From ABA:
Senate Fails to Defend Community Banks; Critical Interchange Amendment Defeated
The Senate today failed to approve an ABA-backed amendment that would have stopped, studied and fixed the Federal Reserve’s harmful debit interchange rule. The amendment required 60 votes to pass but fell short in a 54-45 vote.
Months of aggressive grassroots lobbying by ABA and state association bankers resulted in more than 250,000 letters from bankers to members of Congress and countless phone calls and meetings in recent months. But ultimately these extraordinary grassroots efforts could not overcome a massive misinformation campaign by big-box retailers and efforts by Senate Majority Whip Richard Durbin (D-Ill.) to preserve the price-control rule, which promises to deliver a $14 billion windfall to retailers.

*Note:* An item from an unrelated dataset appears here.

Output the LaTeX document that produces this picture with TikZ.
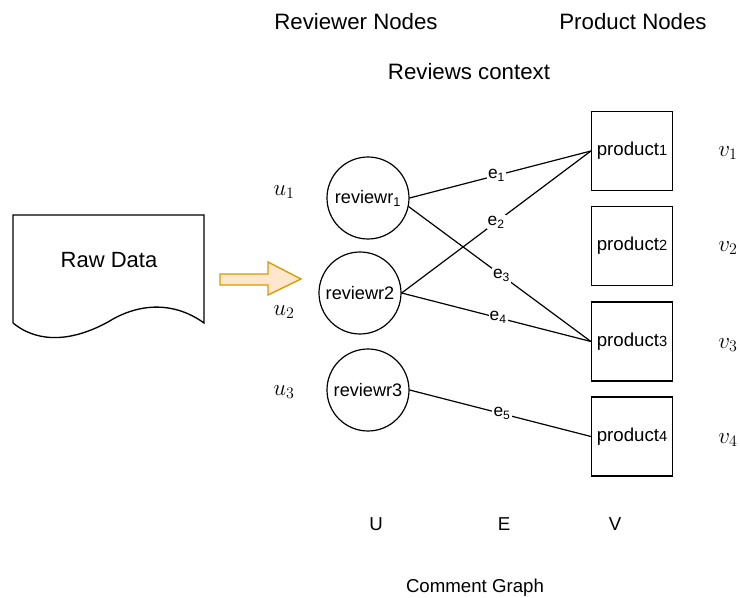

The amendment to the Economic Development Revitalization Act of 2011 -- offered by Sens. Jon Tester (D-Mont.) and Bob Corker (R-Tenn.), along with Sens. Kay Hagan (D-N.C.), Michael Crapo (R-Idaho), Michael Bennet (D-Colo.), Roy Blunt (R-Mo.), Tom Carper (D-Del.), Jon Kyl (R-Ariz.) and Chris Coons (D-Del.) -- was a modified version of the ABA-backed S. 575. Changes had been made in a bid to attract the votes needed to ensure the legislation’s passage.
While the changes and bankers’ grassroots lobbying helped persuade a majority of senators to vote for the amendment, the 60-vote “supermajority” needed to clear the measure proved to be an impossible hurdle to overcome.
“The Senate has essentially said that it is fair for one industry to reap what another has sown, and American consumers will now have to pay more for basic banking services, while big-box retailers go off and count their unjustified profits,” ABA President and CEO Frank Keating said in a statement on the disappointing vote. “It is simply unconscionable that the Senate would not act to protect community banks from [the rule’s] destructive effect.”
Keating said ABA would continue to push hard for relief from the “ill-conceived law,” adding that the Fed, which must soon finalize its rule, has the power to mitigate the rule’s disastrous consequences. “We urge the Fed to take all necessary action to do so,” said Keating.